__Source material__:
- - -
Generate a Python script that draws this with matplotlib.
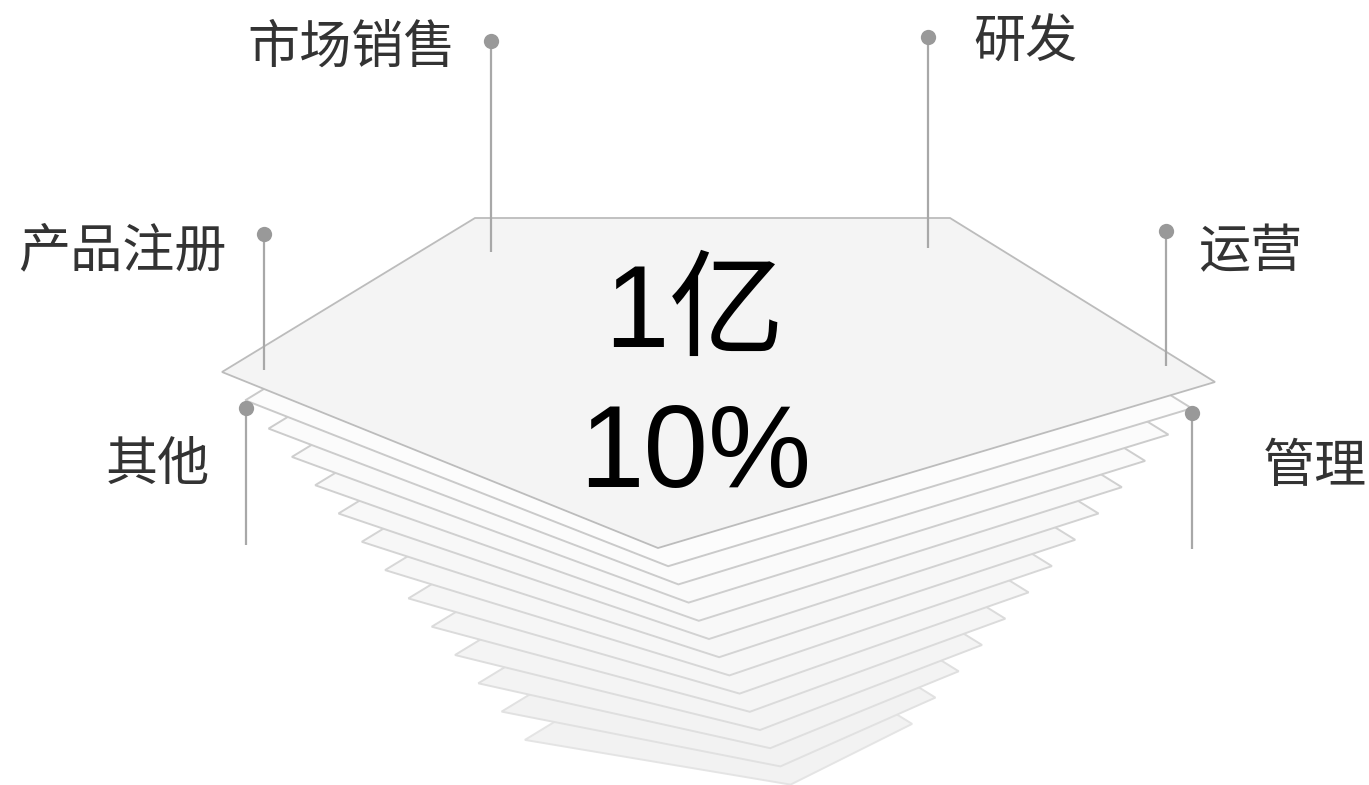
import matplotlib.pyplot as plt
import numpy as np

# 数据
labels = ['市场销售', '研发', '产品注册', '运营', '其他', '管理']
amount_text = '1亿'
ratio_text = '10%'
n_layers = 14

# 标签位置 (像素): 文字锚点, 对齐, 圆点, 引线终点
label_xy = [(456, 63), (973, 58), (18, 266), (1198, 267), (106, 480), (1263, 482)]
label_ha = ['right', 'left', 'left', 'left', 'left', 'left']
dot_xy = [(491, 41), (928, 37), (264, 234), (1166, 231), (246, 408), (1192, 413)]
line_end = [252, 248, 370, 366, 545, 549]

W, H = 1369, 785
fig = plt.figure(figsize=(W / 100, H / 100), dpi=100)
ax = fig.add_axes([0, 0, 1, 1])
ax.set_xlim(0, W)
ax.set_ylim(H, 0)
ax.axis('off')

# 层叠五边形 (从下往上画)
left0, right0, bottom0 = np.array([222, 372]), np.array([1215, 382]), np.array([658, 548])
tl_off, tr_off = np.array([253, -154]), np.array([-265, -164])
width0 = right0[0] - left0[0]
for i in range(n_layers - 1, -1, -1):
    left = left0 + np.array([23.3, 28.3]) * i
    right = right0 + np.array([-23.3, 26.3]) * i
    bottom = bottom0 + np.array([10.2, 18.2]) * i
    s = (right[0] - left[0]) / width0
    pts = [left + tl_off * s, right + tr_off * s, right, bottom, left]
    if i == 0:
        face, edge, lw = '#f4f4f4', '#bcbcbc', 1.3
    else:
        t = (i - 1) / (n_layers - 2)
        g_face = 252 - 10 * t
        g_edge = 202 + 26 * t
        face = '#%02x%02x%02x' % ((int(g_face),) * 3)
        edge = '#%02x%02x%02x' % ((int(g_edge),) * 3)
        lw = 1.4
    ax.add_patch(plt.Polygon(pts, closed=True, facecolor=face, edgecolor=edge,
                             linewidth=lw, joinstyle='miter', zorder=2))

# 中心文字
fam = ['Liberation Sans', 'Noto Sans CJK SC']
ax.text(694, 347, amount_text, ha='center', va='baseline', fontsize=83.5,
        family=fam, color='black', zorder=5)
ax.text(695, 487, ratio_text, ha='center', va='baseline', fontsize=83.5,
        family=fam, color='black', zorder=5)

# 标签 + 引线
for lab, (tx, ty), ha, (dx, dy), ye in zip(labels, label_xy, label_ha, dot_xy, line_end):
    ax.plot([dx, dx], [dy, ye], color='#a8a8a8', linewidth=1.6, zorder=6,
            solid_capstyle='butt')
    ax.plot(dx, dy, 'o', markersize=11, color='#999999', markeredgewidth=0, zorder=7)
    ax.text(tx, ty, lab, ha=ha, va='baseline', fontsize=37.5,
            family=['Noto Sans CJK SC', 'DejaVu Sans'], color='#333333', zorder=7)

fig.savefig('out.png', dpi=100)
- - -
__Goal__:
Copy all lines in the listing above where the string "matplotlib" appears.

__Output for this exercise__:
Generate a Python script that draws this with matplotlib.
import matplotlib.pyplot as plt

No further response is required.